Deferred revenue is a liability for goods or services a company has been paid for but has not yet delivered. SEC filings carry it as unearned revenue and recognize it as the obligation is satisfied.

Deferred revenue is one of the most consequential line items on a software or subscription company’s balance sheet, and it is widely misread as money the company already owns. It is the opposite: it is a liability. When a customer pays in advance for a multi-year license, an annual cloud subscription, or a support contract, the seller receives the cash but still owes the work. Under the revenue-recognition framework codified in Accounting Standards Codification Topic 606, that prepayment sits as deferred revenue until the company actually delivers the promised service, at which point it is recognized as revenue on the income statement.

Public filers label the same idea in different ways. Many software companies call it deferred revenue; Microsoft reports it as unearned revenue. The mechanics are identical. The Securities and Exchange Commission’s financial-statement rules in Regulation S-X require that current and noncurrent liabilities be presented separately, so filers split the balance into a current portion (expected to be recognized within twelve months) and a long-term portion. Microsoft’s fiscal 2025 annual report describes the source and timing of the balance directly.

"Unearned revenue comprises mainly unearned revenue related to volume licensing programs, which may include cloud services and Software Assurance (SA). Unearned revenue is generally invoiced annually at the beginning of each contract period for multi-year agreements and recognized ratably over the coverage period."— Microsoft Corp. Form 10-K (FY2025), source

How the balance moves

A deferred-revenue balance grows when billings outrun recognized revenue and shrinks when recognized revenue outruns new billings. For that reason, analysts watch the change in deferred revenue alongside reported revenue: a company can post slowing income-statement revenue while still building a large deferred-revenue and billings base, or vice versa. The balance is not a forecast of all future revenue under contract—that broader measure is the remaining performance obligation, a separate ASC 606 disclosure that captures both billed and unbilled committed amounts.

Because deferred revenue is invoiced cash, it also funds operations: a company collecting a year of subscription fees up front carries negative working capital on that contract and effectively finances its growth with customer prepayments. That is part of why high-deferred-revenue businesses can generate operating cash flow that runs ahead of GAAP net income. The line says nothing about profitability on its own; it is a timing artifact of when cash is collected versus when the obligation is performed.

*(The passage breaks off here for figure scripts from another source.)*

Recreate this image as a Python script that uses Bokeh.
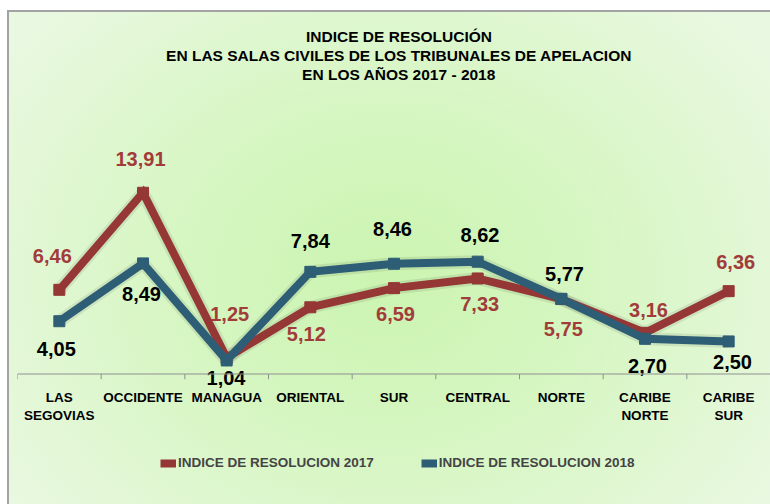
from bokeh.plotting import figure
from bokeh.models import ColumnDataSource, Span, Label, Legend, LegendItem
from bokeh.transform import dodge
from bokeh.core.properties import value
from bokeh.embed import file_html
from bokeh.resources import INLINE

# ---- data ----
categories = ["LAS\nSEGOVIAS", "OCCIDENTE", "MANAGUA", "ORIENTAL", "SUR",
              "CENTRAL", "NORTE", "CARIBE\nNORTE", "CARIBE\nSUR"]
idx_2017 = [6.46, 13.91, 1.25, 5.12, 6.59, 7.33, 5.75, 3.16, 6.36]
idx_2018 = [4.05, 8.49, 1.04, 7.84, 8.46, 8.62, 5.77, 2.70, 2.50]
series_names = ["INDICE DE RESOLUCION 2017", "INDICE DE RESOLUCION 2018"]
title_lines = ["INDICE DE RESOLUCIÓN",
               "EN LAS SALAS CIVILES DE LOS TRIBUNALES DE APELACION",
               "EN LOS AÑOS 2017 - 2018"]

# label placement tweaks (pixels)
off17_x = [-7, -2.5, 3, -4, 1.5, 2, 2, 3.5, 7]
off17_y = [-34, -34, -44, 27, 26, 25.5, 30, -23, -29]
off18_x = [-3, -1.5, -0.7, 0, -1.5, 2.3, 3.2, 2.5, 3.8]
off18_y = [28, 30.5, 17.5, -31, -35, -26.5, -25, 27, 20.5]

fmt = lambda v: f"{v:.2f}".replace(".", ",")

src = ColumnDataSource(dict(
    cat=categories, v17=idx_2017, v18=idx_2018,
    t17=[fmt(v) for v in idx_2017], t18=[fmt(v) for v in idx_2018],
    ox17=off17_x, oy17=off17_y, ox18=off18_x, oy18=off18_y,
    zero=[0] * len(categories), tick=[-0.4] * len(categories),
))

RED = "#953735"
BLUE = "#2d5e75"
FONT = "Liberation Sans"
PX_PER_UNIT = 13.03
FRAME_BOTTOM = 470
ZERO_Y = 373.5

p = figure(x_range=categories,
           y_range=(-(FRAME_BOTTOM - ZERO_Y) / PX_PER_UNIT, ZERO_Y / PX_PER_UNIT),
           width=770, height=504,
           output_backend="svg", toolbar_location=None, y_axis_location=None,
           min_border_left=17, min_border_right=0, min_border_top=0,
           min_border_bottom=504 - FRAME_BOTTOM)
p.background_fill_alpha = 0
p.border_fill_alpha = 0
p.outline_line_color = None
p.grid.visible = False
p.styles = {
    "background": (
        "linear-gradient(#ffffff,#ffffff) 0 0 / 7px 100% no-repeat, "
        "linear-gradient(#ffffff,#ffffff) 0 0 / 100% 10px no-repeat, "
        "linear-gradient(#a3a3a3,#a3a3a3) 7px 10px / 2px 100% no-repeat, "
        "linear-gradient(#a3a3a3,#a3a3a3) 7px 10px / 100% 2px no-repeat, "
        "radial-gradient(ellipse 60% 75% at 50% 55%, #cbf4b0 0%, #d6f6c2 45%, #e9f8e0 100%)"
    ),
}

ax = p.xaxis[0]
ax.fixed_location = -(389 - ZERO_Y) / PX_PER_UNIT
ax.axis_line_color = None
ax.major_tick_line_color = None
ax.major_tick_in = 0
ax.major_tick_out = 0
ax.major_label_standoff = 0
ax.major_label_text_font = FONT
ax.major_label_text_font_style = "bold"
ax.major_label_text_font_size = "13.5px"
ax.major_label_text_color = "#000000"

# axis baseline and category boundary ticks
p.add_layout(Span(location=0, dimension="width", line_color="#8f8f8f", line_width=1.2))
p.segment(x0=dodge("cat", -0.5, range=p.x_range), y0="zero",
          x1=dodge("cat", -0.5, range=p.x_range), y1="tick",
          source=src, line_color="#8f8f8f", line_width=1)

# soft shadows
p.line("cat", "v17", source=src, line_color="#000000", line_width=13, line_alpha=0.08)
p.line("cat", "v18", source=src, line_color="#000000", line_width=13, line_alpha=0.08)

l17 = p.line("cat", "v17", source=src, line_color=RED, line_width=8, line_join="miter")
s17 = p.scatter("cat", "v17", source=src, marker="square", size=11, color=RED)
l18 = p.line("cat", "v18", source=src, line_color=BLUE, line_width=8, line_join="miter")
s18 = p.scatter("cat", "v18", source=src, marker="square", size=11, color=BLUE)

p.text("cat", "v17", text="t17", source=src, x_offset="ox17", y_offset="oy17",
       text_align="center", text_baseline="middle", text_color="#a23c3a",
       text_font=value(FONT), text_font_style="bold", text_font_size="20px")
p.text("cat", "v18", text="t18", source=src, x_offset="ox18", y_offset="oy18",
       text_align="center", text_baseline="middle", text_color="#000000",
       text_font=value(FONT), text_font_style="bold", text_font_size="20px")

# title lines
for t, py in zip(title_lines, [36, 55, 74]):
    p.add_layout(Label(x=4.56, y=(ZERO_Y - py) / PX_PER_UNIT, text=t,
                       text_align="center", text_baseline="middle",
                       text_font=FONT, text_font_style="bold", text_font_size="15.5px",
                       text_color="#000000"))

legend = Legend(items=[LegendItem(label=series_names[0], renderers=[l17, s17]),
                       LegendItem(label=series_names[1], renderers=[l18, s18])],
                location=(143, 0), orientation="horizontal", spacing=47,
                padding=0, margin=0, border_line_color=None, background_fill_alpha=0,
                glyph_width=16, glyph_height=12, label_height=12, label_standoff=2,
                label_text_font=FONT, label_text_font_style="bold",
                label_text_font_size="13.5px")
p.add_layout(legend)

open("out.html", "w").write(file_html(p, INLINE))
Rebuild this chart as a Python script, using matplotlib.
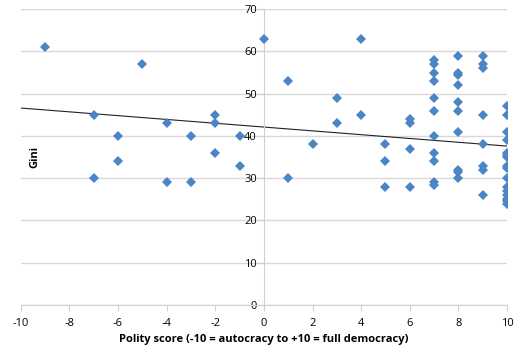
import matplotlib.pyplot as plt
import numpy as np

plt.rcParams['font.family'] = ['Open Sans', 'DejaVu Sans']
plt.rcParams['axes.unicode_minus'] = False

# polity score -> gini values, column by column
polity = [-9, -7, -7, -6, -6, -5, -4, -4, -3, -3, -2, -2, -2, -1, -1,
          0, 1, 1, 2, 3, 3, 4, 4, 5, 5, 5, 6, 6, 6, 6]
gini = [61, 45, 30, 40, 34, 57, 43, 29, 40, 29, 45, 43, 36, 40, 33,
        63, 53, 30, 38, 49, 43, 63, 45, 38, 34, 28, 44, 43, 37, 28]

polity_7 = [7] * 11
gini_7 = [58, 57, 55, 53, 49, 46, 40, 36, 34, 29, 28.5]
polity_8 = [8] * 10
gini_8 = [59, 55, 54.5, 52, 48, 46, 41, 32, 31.5, 30]
polity_9 = [9] * 8
gini_9 = [59, 57, 56, 45, 38, 33, 32, 26]
polity_10 = [10] * 16
gini_10 = [47, 45, 41, 39, 36, 35.5, 35, 33, 32.5, 30, 28, 27, 26, 25, 24.5, 24]

# trend line ends as drawn in the original
trend_x = [-10, 10]
trend_gini = [46.6, 37.6]

x = polity + polity_7 + polity_8 + polity_9 + polity_10
y = gini + gini_7 + gini_8 + gini_9 + gini_10

fig = plt.figure(figsize=(5.2, 3.51), dpi=100)
ax = fig.add_axes([0.040, 0.131, 0.935, 0.843])

ax.set_xlim(-10, 10)
ax.set_ylim(0, 70)
ax.set_yticks(range(0, 71, 10))
ax.set_xticks(range(-10, 11, 2))
ax.yaxis.grid(True, color='#d9d9d9', lw=1)
ax.set_axisbelow(True)

ax.plot(trend_x, trend_gini, color='#222222', lw=0.8, zorder=2)
ax.plot(x, y, 'D', color='#4a85c5', markersize=5, markeredgewidth=0, zorder=3)

for s in ['top', 'right']:
    ax.spines[s].set_visible(False)
ax.spines['left'].set_position(('data', 0))
ax.spines['left'].set_color('#d0d0d0')
ax.spines['bottom'].set_color('#d0d0d0')
ax.tick_params(axis='y', length=4, color='#d0d0d0', labelsize=8, pad=1)
ax.tick_params(axis='x', length=4, color='#d0d0d0', labelsize=8, pad=5)

ax.set_xlabel('Polity score (-10 = autocracy to +10 = full democracy)',
              fontsize=8, fontweight='bold', labelpad=4)
fig.text(0.068, 0.553, 'Gini', rotation=90, fontsize=8, fontweight='bold',
         ha='center', va='center')

fig.savefig('out.png', dpi=100)
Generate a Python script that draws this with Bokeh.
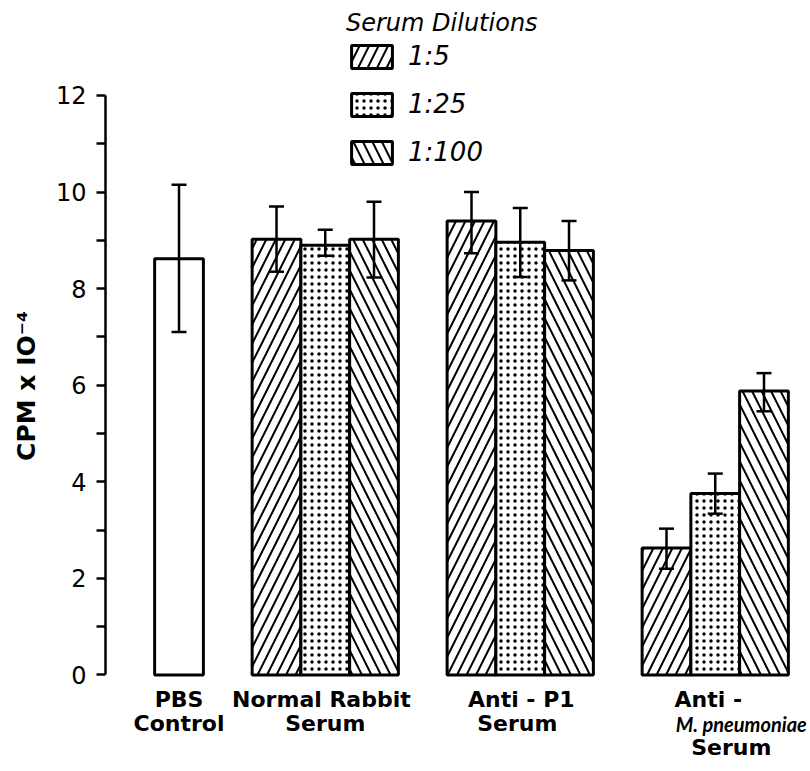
from bokeh.plotting import figure
from bokeh.models import (ColumnDataSource, Whisker, TeeHead, FixedTicker, Range1d,
                          Legend, LegendItem)
from bokeh.core.properties import value
from bokeh.embed import file_html
from bokeh.resources import INLINE

# ---------------- data ----------------
dilutions = ["1:5", "1:25", "1:100"]
serum_groups = ["Normal Rabbit Serum", "Anti - P1 Serum", "Anti - M. pneumoniae Serum"]

pbs_mean = [8.62]
pbs_lower = [7.10]
pbs_upper = [10.15]

mean_1_5 = [9.02, 9.40, 2.63]
lower_1_5 = [8.35, 8.73, 2.20]
upper_1_5 = [9.70, 10.00, 3.03]

mean_1_25 = [8.90, 8.96, 3.76]
lower_1_25 = [8.68, 8.24, 3.34]
upper_1_25 = [9.22, 9.67, 4.17]

mean_1_100 = [9.02, 8.79, 5.88]
lower_1_100 = [8.23, 8.17, 5.46]
upper_1_100 = [9.80, 9.40, 6.25]

y_ticks = [0, 2, 4, 6, 8, 10, 12]
y_minor_ticks = [1, 3, 5, 7, 9, 11]

label_line1 = ["PBS", "Normal  Rabbit", "Anti - P1", "Anti -"]
label_line2 = ["Control", "Serum", "Serum"]
label_italic = ["M. pneumoniae"]
label_line3 = ["Serum"]

# ---------------- layout ----------------
pbs_pos = 0.0
group_pos = [3.0, 7.0, 11.0]
bar_offsets = [-1.0, 0.0, 1.0]
hatches = ["/", ".", "\\"]
FONT_NAME = "DejaVu Sans"
FONT = value(FONT_NAME)

p = figure(width=810, height=771, output_backend="svg", toolbar_location=None,
           x_range=Range1d(-1.508, 12.954), y_range=Range1d(-1.998, 13.965),
           x_axis_location=None, min_border_left=105, min_border_right=0,
           min_border_top=0, min_border_bottom=0)
p.outline_line_color = None
p.grid.visible = False
p.background_fill_color = "white"
p.border_fill_color = "white"

ax = p.yaxis[0]
ax.bounds = (0, 12)
ax.ticker = FixedTicker(ticks=y_ticks, minor_ticks=y_minor_ticks)
ax.axis_line_width = 2.5
ax.axis_line_color = "black"
ax.major_tick_line_color = "black"
ax.minor_tick_line_color = "black"
ax.major_tick_line_width = 2.5
ax.minor_tick_line_width = 2.5
ax.major_tick_in = 0
ax.major_tick_out = 9
ax.minor_tick_in = 0
ax.minor_tick_out = 9
ax.major_label_text_font = FONT_NAME
ax.major_label_text_font_size = "24px"
ax.major_label_text_color = "black"
ax.major_label_standoff = 10
ax.axis_label = "CPM x IO\u207b\u2074"
ax.axis_label_text_font = FONT_NAME
ax.axis_label_text_font_style = "bold"
ax.axis_label_text_font_size = "25px"
ax.axis_label_text_color = "black"
ax.axis_label_standoff = 12

bar_style = dict(width=1.0, bottom=0, fill_color="white", line_color="black",
                 line_width=3, hatch_color="black")
whisker_style = dict(line_width=2.5, line_color="black", level="overlay")


def make_whisker(src):
    return Whisker(source=src, base="x", upper="upper", lower="lower",
                   upper_head=TeeHead(size=15, line_width=2.5, line_color="black"),
                   lower_head=TeeHead(size=15, line_width=2.5, line_color="black"),
                   **whisker_style)


# PBS control bar
pbs_src = ColumnDataSource(dict(x=[pbs_pos], top=pbs_mean, lower=pbs_lower, upper=pbs_upper))
p.vbar(x="x", top="top", source=pbs_src, **bar_style)
p.add_layout(make_whisker(pbs_src))

series = [(mean_1_5, lower_1_5, upper_1_5),
          (mean_1_25, lower_1_25, upper_1_25),
          (mean_1_100, lower_1_100, upper_1_100)]
items = []
for i, (m, lo, hi) in enumerate(series):
    xs = [g + bar_offsets[i] for g in group_pos]
    src = ColumnDataSource(dict(x=xs, top=m, lower=lo, upper=hi))
    scale = 7 if hatches[i] == "." else 19
    weight = 5 if hatches[i] == "." else 2
    r = p.vbar(x="x", top="top", source=src, hatch_pattern=hatches[i],
               hatch_scale=scale, hatch_weight=weight, **bar_style)
    items.append(LegendItem(label=dilutions[i], renderers=[r]))
    p.add_layout(make_whisker(src))

legend = Legend(items=items, location=(241, 604), title="Serum Dilutions",
                title_text_font=FONT_NAME, title_text_font_style="italic",
                title_text_font_size="24px", title_text_color="black", title_standoff=4,
                label_text_font=FONT_NAME, label_text_font_style="italic",
                label_text_font_size="26px", label_text_color="black",
                glyph_width=51, glyph_height=29,
                spacing=18, label_standoff=11, padding=0, margin=0,
                border_line_color=None, background_fill_color=None)
p.add_layout(legend)

# category labels below the bars
xs1 = [pbs_pos] + group_pos
p.text(x=xs1, y=[0] * 4, text=label_line1, text_font=FONT, text_font_style="bold",
       text_font_size="22px", text_align="center", text_baseline="top",
       x_offset=[0, 0, 1, -7], y_offset=12)
p.text(x=xs1[:3], y=[0] * 3, text=label_line2, text_font=FONT, text_font_style="bold",
       text_font_size="22px", text_align="center", text_baseline="top",
       x_offset=[0, 0, -3], y_offset=36)
p.text(x=group_pos[2:], y=[0], text=label_italic, text_font=value("Lato"),
       text_font_style="bold italic", text_font_size="20px", text_align="center",
       text_baseline="top", x_offset=26, y_offset=37)
p.text(x=group_pos[2:], y=[0], text=label_line3, text_font=FONT, text_font_style="bold",
       text_font_size="22px", text_align="center", text_baseline="top",
       x_offset=16, y_offset=60)

open("out.html", "w").write(file_html(p, INLINE))
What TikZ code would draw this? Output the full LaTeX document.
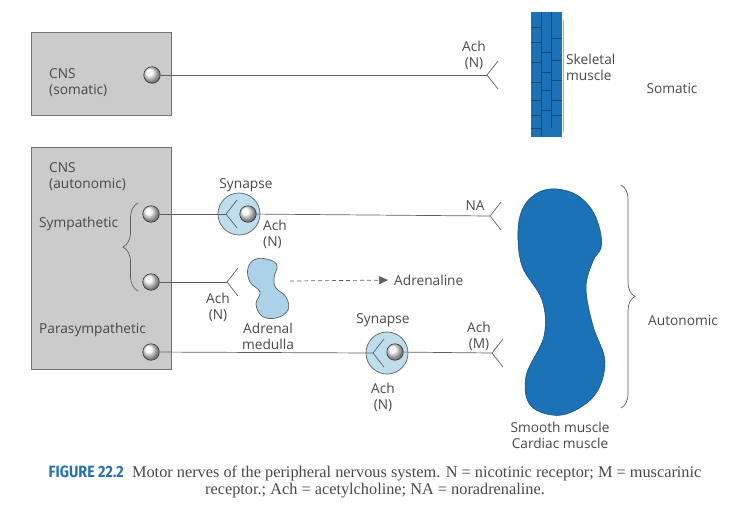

For a reader parsing a 10-K, the practical checklist is simple. Find the deferred or unearned revenue line on the balance sheet, note the current versus long-term split, and read the revenue-recognition note to see what triggers recognition. Then compare the year-over-year change to reported revenue growth. That comparison is where the line item earns its keep as a leading signal of committed demand—so long as it is read as a liability the company must still work off, not as revenue it has already booked.

Deferred revenue versus billings and bookings

Three related terms get tangled together: bookings, billings, and deferred revenue. A booking is a signed contract. A billing is an invoice issued to the customer. Deferred revenue is the portion of billings not yet recognized. Only billings flow onto the balance sheet as deferred revenue; an unbilled booking does not, which is one reason the remaining-performance-obligation figure—covering both billed and unbilled commitments—is broader. Calculated billings, a non-GAAP metric many software companies report, is typically estimated as revenue plus the change in deferred revenue, and it is used as a proxy for demand precisely because it captures cash the company invoiced regardless of when it will recognize the revenue.

The way recognition is timed depends on the nature of the obligation. A term software license recognized at a point in time behaves very differently from a cloud subscription recognized ratably over the contract period, and ASC 606 requires the filer to identify each performance obligation and the pattern by which control transfers. That is why two companies with identical deferred-revenue balances can show very different revenue trajectories: the timing of recognition is a function of what was promised, not just how much was prepaid. Reading the revenue-recognition policy note is the only way to know which pattern applies.

Finally, deferred revenue interacts with acquisitions in a way that trips up cross-period comparisons. When one company acquires another, purchase accounting can require the acquired deferred-revenue balance to be remeasured at fair value, often writing it down. The result is a "deferred revenue haircut" that suppresses post-acquisition GAAP revenue relative to the cash the acquired business actually collected. Filers frequently flag this in their non-GAAP adjustments, and a reader comparing pre- and post-deal revenue should account for it before concluding that growth slowed.

To locate the balance in an actual filing, open the company’s 10-K or 10-Q on EDGAR and find the consolidated balance sheet, where deferred or unearned revenue appears among current liabilities, often with a separate noncurrent line. The revenue-recognition footnote then explains the policy, and many filers add a contract-balances note that shows how much of the prior-period deferred revenue was recognized during the current period—a direct measure of how quickly the balance converts to revenue. Reading those three places together, balance sheet, policy note, and contract-balances disclosure, gives a complete picture of how much the company has been paid in advance and how fast it is earning that money. Treated that way, deferred revenue stops being a confusing liability label and becomes one of the clearest windows into a subscription business’s committed, prepaid demand.